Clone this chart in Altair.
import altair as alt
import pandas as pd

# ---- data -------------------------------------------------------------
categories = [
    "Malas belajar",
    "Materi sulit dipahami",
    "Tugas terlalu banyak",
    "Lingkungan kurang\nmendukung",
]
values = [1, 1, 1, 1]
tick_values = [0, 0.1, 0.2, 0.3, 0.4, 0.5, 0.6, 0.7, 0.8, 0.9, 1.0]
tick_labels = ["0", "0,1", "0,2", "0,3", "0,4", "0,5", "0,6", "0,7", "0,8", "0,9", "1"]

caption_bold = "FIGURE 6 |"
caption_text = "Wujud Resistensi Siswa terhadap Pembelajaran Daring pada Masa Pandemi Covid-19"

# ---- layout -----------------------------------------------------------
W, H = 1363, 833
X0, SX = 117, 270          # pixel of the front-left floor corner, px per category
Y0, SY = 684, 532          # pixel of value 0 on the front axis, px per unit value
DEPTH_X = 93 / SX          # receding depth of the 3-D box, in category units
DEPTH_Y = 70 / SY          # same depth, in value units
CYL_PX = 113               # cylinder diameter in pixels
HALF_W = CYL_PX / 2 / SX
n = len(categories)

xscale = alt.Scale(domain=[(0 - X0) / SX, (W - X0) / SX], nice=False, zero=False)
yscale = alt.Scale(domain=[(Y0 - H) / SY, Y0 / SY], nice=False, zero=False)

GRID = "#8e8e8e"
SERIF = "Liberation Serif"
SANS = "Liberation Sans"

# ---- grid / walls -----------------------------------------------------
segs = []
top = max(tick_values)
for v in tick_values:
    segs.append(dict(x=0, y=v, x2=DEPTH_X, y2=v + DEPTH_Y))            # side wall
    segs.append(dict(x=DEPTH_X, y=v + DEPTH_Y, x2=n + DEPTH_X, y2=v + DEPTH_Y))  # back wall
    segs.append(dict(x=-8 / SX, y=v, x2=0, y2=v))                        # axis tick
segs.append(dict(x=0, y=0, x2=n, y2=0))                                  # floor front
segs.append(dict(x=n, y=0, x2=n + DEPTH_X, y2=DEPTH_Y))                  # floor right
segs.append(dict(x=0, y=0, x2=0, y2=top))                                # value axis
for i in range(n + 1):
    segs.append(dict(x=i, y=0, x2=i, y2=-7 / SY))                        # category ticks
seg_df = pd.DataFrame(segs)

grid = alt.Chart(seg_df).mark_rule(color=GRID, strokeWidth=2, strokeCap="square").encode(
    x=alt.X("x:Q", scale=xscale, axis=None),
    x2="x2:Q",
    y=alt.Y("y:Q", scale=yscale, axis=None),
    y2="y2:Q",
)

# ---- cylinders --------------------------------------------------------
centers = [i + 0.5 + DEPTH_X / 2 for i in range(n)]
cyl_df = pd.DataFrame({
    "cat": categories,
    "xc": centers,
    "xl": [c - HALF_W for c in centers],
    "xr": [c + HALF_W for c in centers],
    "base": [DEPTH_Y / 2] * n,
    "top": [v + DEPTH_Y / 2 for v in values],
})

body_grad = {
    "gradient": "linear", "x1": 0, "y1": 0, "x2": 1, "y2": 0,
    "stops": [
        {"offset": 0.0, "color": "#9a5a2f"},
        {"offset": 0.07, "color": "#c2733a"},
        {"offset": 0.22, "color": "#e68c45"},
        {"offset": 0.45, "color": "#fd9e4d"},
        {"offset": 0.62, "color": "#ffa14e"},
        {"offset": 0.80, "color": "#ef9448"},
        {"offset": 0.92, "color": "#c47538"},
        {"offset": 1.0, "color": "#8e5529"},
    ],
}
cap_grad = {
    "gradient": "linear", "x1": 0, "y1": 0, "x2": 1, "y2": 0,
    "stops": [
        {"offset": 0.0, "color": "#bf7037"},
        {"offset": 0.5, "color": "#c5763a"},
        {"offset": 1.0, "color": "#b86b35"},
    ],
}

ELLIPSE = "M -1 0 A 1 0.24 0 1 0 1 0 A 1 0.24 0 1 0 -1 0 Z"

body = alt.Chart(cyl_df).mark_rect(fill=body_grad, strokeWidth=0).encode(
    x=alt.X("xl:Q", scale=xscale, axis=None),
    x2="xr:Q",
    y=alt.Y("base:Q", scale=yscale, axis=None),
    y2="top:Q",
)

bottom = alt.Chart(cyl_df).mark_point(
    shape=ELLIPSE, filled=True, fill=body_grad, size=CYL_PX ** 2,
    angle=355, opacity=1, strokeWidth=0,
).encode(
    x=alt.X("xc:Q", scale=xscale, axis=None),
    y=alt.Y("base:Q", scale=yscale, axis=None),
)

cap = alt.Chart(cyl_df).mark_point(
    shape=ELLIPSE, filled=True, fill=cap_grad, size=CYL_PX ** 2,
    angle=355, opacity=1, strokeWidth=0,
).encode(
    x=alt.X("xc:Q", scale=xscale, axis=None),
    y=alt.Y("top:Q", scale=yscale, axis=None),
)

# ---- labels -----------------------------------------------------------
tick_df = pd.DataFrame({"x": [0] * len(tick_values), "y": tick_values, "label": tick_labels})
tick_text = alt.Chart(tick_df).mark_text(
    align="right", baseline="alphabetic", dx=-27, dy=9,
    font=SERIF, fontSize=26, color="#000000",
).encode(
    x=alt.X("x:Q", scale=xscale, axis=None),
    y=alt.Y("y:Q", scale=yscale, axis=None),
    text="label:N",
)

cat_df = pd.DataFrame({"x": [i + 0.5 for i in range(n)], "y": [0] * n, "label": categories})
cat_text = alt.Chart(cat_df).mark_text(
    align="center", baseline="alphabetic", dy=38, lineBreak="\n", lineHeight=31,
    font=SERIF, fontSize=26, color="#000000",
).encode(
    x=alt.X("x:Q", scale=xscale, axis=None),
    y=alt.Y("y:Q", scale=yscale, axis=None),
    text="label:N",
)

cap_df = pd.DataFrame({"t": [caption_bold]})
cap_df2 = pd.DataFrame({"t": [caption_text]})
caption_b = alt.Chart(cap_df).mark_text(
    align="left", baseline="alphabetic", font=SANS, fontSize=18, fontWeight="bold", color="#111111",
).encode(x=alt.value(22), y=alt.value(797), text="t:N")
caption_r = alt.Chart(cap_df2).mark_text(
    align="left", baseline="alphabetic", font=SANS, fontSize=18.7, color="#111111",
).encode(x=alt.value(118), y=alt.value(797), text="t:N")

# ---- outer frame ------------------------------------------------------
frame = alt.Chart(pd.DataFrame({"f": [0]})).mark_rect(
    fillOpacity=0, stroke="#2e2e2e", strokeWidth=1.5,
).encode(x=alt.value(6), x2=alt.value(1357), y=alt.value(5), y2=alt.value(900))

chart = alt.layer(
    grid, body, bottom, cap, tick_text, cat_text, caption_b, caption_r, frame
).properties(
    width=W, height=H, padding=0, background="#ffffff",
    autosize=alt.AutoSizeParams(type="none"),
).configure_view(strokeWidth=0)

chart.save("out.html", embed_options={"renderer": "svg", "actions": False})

*EXERCISE TASK*
Restate the data above exactly, keeping each word as it stands.

*FINAL ANSWER*
Clone this chart in Altair.
import altair as alt
import pandas as pd

# ---- data -------------------------------------------------------------
categories = [
    "Malas belajar",
    "Materi sulit dipahami",
    "Tugas terlalu banyak",
    "Lingkungan kurang\nmendukung",
]
values = [1, 1, 1, 1]
tick_values = [0, 0.1, 0.2, 0.3, 0.4, 0.5, 0.6, 0.7, 0.8, 0.9, 1.0]
tick_labels = ["0", "0,1", "0,2", "0,3", "0,4", "0,5", "0,6", "0,7", "0,8", "0,9", "1"]

caption_bold = "FIGURE 6 |"
caption_text = "Wujud Resistensi Siswa terhadap Pembelajaran Daring pada Masa Pandemi Covid-19"

# ---- layout -----------------------------------------------------------
W, H = 1363, 833
X0, SX = 117, 270          # pixel of the front-left floor corner, px per category
Y0, SY = 684, 532          # pixel of value 0 on the front axis, px per unit value
DEPTH_X = 93 / SX          # receding depth of the 3-D box, in category units
DEPTH_Y = 70 / SY          # same depth, in value units
CYL_PX = 113               # cylinder diameter in pixels
HALF_W = CYL_PX / 2 / SX
n = len(categories)

xscale = alt.Scale(domain=[(0 - X0) / SX, (W - X0) / SX], nice=False, zero=False)
yscale = alt.Scale(domain=[(Y0 - H) / SY, Y0 / SY], nice=False, zero=False)

GRID = "#8e8e8e"
SERIF = "Liberation Serif"
SANS = "Liberation Sans"

# ---- grid / walls -----------------------------------------------------
segs = []
top = max(tick_values)
for v in tick_values:
    segs.append(dict(x=0, y=v, x2=DEPTH_X, y2=v + DEPTH_Y))            # side wall
    segs.append(dict(x=DEPTH_X, y=v + DEPTH_Y, x2=n + DEPTH_X, y2=v + DEPTH_Y))  # back wall
    segs.append(dict(x=-8 / SX, y=v, x2=0, y2=v))                        # axis tick
segs.append(dict(x=0, y=0, x2=n, y2=0))                                  # floor front
segs.append(dict(x=n, y=0, x2=n + DEPTH_X, y2=DEPTH_Y))                  # floor right
segs.append(dict(x=0, y=0, x2=0, y2=top))                                # value axis
for i in range(n + 1):
    segs.append(dict(x=i, y=0, x2=i, y2=-7 / SY))                        # category ticks
seg_df = pd.DataFrame(segs)

grid = alt.Chart(seg_df).mark_rule(color=GRID, strokeWidth=2, strokeCap="square").encode(
    x=alt.X("x:Q", scale=xscale, axis=None),
    x2="x2:Q",
    y=alt.Y("y:Q", scale=yscale, axis=None),
    y2="y2:Q",
)

# ---- cylinders --------------------------------------------------------
centers = [i + 0.5 + DEPTH_X / 2 for i in range(n)]
cyl_df = pd.DataFrame({
    "cat": categories,
    "xc": centers,
    "xl": [c - HALF_W for c in centers],
    "xr": [c + HALF_W for c in centers],
    "base": [DEPTH_Y / 2] * n,
    "top": [v + DEPTH_Y / 2 for v in values],
})

body_grad = {
    "gradient": "linear", "x1": 0, "y1": 0, "x2": 1, "y2": 0,
    "stops": [
        {"offset": 0.0, "color": "#9a5a2f"},
        {"offset": 0.07, "color": "#c2733a"},
        {"offset": 0.22, "color": "#e68c45"},
        {"offset": 0.45, "color": "#fd9e4d"},
        {"offset": 0.62, "color": "#ffa14e"},
        {"offset": 0.80, "color": "#ef9448"},
        {"offset": 0.92, "color": "#c47538"},
        {"offset": 1.0, "color": "#8e5529"},
    ],
}
cap_grad = {
    "gradient": "linear", "x1": 0, "y1": 0, "x2": 1, "y2": 0,
    "stops": [
        {"offset": 0.0, "color": "#bf7037"},
        {"offset": 0.5, "color": "#c5763a"},
        {"offset": 1.0, "color": "#b86b35"},
    ],
}

ELLIPSE = "M -1 0 A 1 0.24 0 1 0 1 0 A 1 0.24 0 1 0 -1 0 Z"

body = alt.Chart(cyl_df).mark_rect(fill=body_grad, strokeWidth=0).encode(
    x=alt.X("xl:Q", scale=xscale, axis=None),
    x2="xr:Q",
    y=alt.Y("base:Q", scale=yscale, axis=None),
    y2="top:Q",
)

bottom = alt.Chart(cyl_df).mark_point(
    shape=ELLIPSE, filled=True, fill=body_grad, size=CYL_PX ** 2,
    angle=355, opacity=1, strokeWidth=0,
).encode(
    x=alt.X("xc:Q", scale=xscale, axis=None),
    y=alt.Y("base:Q", scale=yscale, axis=None),
)

cap = alt.Chart(cyl_df).mark_point(
    shape=ELLIPSE, filled=True, fill=cap_grad, size=CYL_PX ** 2,
    angle=355, opacity=1, strokeWidth=0,
).encode(
    x=alt.X("xc:Q", scale=xscale, axis=None),
    y=alt.Y("top:Q", scale=yscale, axis=None),
)

# ---- labels -----------------------------------------------------------
tick_df = pd.DataFrame({"x": [0] * len(tick_values), "y": tick_values, "label": tick_labels})
tick_text = alt.Chart(tick_df).mark_text(
    align="right", baseline="alphabetic", dx=-27, dy=9,
    font=SERIF, fontSize=26, color="#000000",
).encode(
    x=alt.X("x:Q", scale=xscale, axis=None),
    y=alt.Y("y:Q", scale=yscale, axis=None),
    text="label:N",
)

cat_df = pd.DataFrame({"x": [i + 0.5 for i in range(n)], "y": [0] * n, "label": categories})
cat_text = alt.Chart(cat_df).mark_text(
    align="center", baseline="alphabetic", dy=38, lineBreak="\n", lineHeight=31,
    font=SERIF, fontSize=26, color="#000000",
).encode(
    x=alt.X("x:Q", scale=xscale, axis=None),
    y=alt.Y("y:Q", scale=yscale, axis=None),
    text="label:N",
)

cap_df = pd.DataFrame({"t": [caption_bold]})
cap_df2 = pd.DataFrame({"t": [caption_text]})
caption_b = alt.Chart(cap_df).mark_text(
    align="left", baseline="alphabetic", font=SANS, fontSize=18, fontWeight="bold", color="#111111",
).encode(x=alt.value(22), y=alt.value(797), text="t:N")
caption_r = alt.Chart(cap_df2).mark_text(
    align="left", baseline="alphabetic", font=SANS, fontSize=18.7, color="#111111",
).encode(x=alt.value(118), y=alt.value(797), text="t:N")

# ---- outer frame ------------------------------------------------------
frame = alt.Chart(pd.DataFrame({"f": [0]})).mark_rect(
    fillOpacity=0, stroke="#2e2e2e", strokeWidth=1.5,
).encode(x=alt.value(6), x2=alt.value(1357), y=alt.value(5), y2=alt.value(900))

chart = alt.layer(
    grid, body, bottom, cap, tick_text, cat_text, caption_b, caption_r, frame
).properties(
    width=W, height=H, padding=0, background="#ffffff",
    autosize=alt.AutoSizeParams(type="none"),
).configure_view(strokeWidth=0)

chart.save("out.html", embed_options={"renderer": "svg", "actions": False})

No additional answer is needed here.